Valentine’s in Bloom

Forget about chocolates. At St. Valentine's School in Brazil, it's vegetables that are feeling the love.

It’s no secret that kids and vegetables don’t always get along. Just don’t tell that to the students at Municipal Elementary School São Valentim — Saint Valentine’s School — located in Linha Campestre, a poor rural community in southern Brazil. In April 2014, the Achieving Reduction of Child Labor in Support of Education (ARISE) program, funded by JTI and implemented by Winrock, challenged the school to transform a 70-square-meter field into a garden to improve student nutrition and awaken environmental awareness.

Average income in Linha Campestre is $136 a month, and many children have diets poor in vitamins and minerals. To improve children’s nutrition, the ARISE program sought partnerships to create the Horta na Escolar (Garden in School) Project in 2014.

The students of St. Valentine’s get their hands dirty working in their school garden. The vegetables they’re growing are served at lunch or taken home to their families.

One of the first challenges was to convince the school’s headmistress to offer vegetable gardening instead of guitar class. Once it was clear that students would like planting and weeding as well as tuning and strumming, parents were brought on board to help organize the garden site itself.

In April 2014, Winrock hired the local Brazilian NGO Terra e Vida (generating two jobs in the community) to help the school develop a garden plan, and throughout 2015 and 2016 the students planted vegetables — lettuce, cabbage and carrots — and flowers, too.

The garden helps children learn about the importance of vitamins and minerals in their diets.

But there was more to the garden than planting and harvesting. The vegetables enriched school meals and encouraged healthy eating habits. A workshop instructor from Terra e Vida designed weekly lessons on organic gardening, the importance of vitamins and the most nutritious plants. Children learned the nutrient content of foods, created posters of vitamins and their functions in the human body, and built a model of a vegetable garden that could be used at other schools.

Headmistress Joelma Antonia Vieira says she has “immense joy” because of how much the garden helps children. But Horta na Escola’s bounty hasn’t stopped with the students. Because the children brought produce home, some families were inspired to start small gardens of their own, saving money and improving their diets.

This year, the garden gets a greenhouse that will allow for the cultivation of seedlings to donate to families in the community as well as provide student activities for cold and rainy days.

The parents and children of St.

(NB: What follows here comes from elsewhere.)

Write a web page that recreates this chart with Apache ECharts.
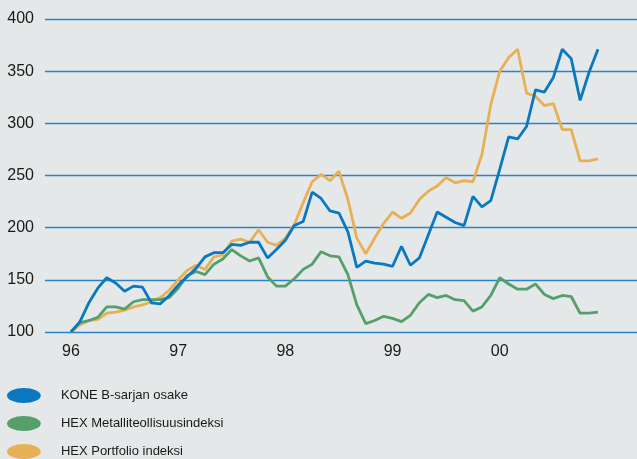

Valentine’s School celebrate their horta na escolar (garden in school).

Horta na Escola has not only helped kids acquire healthier eating habits, but has also awakened in them a taste for the land, for interacting with nature. And this furthers the ARISE goal of reducing child labor in the tobacco sector by preparing youth for a rural environment and providing families with more knowledge, self-esteem and quality of life.

No wonder St. Valentine’s students love their vegetables.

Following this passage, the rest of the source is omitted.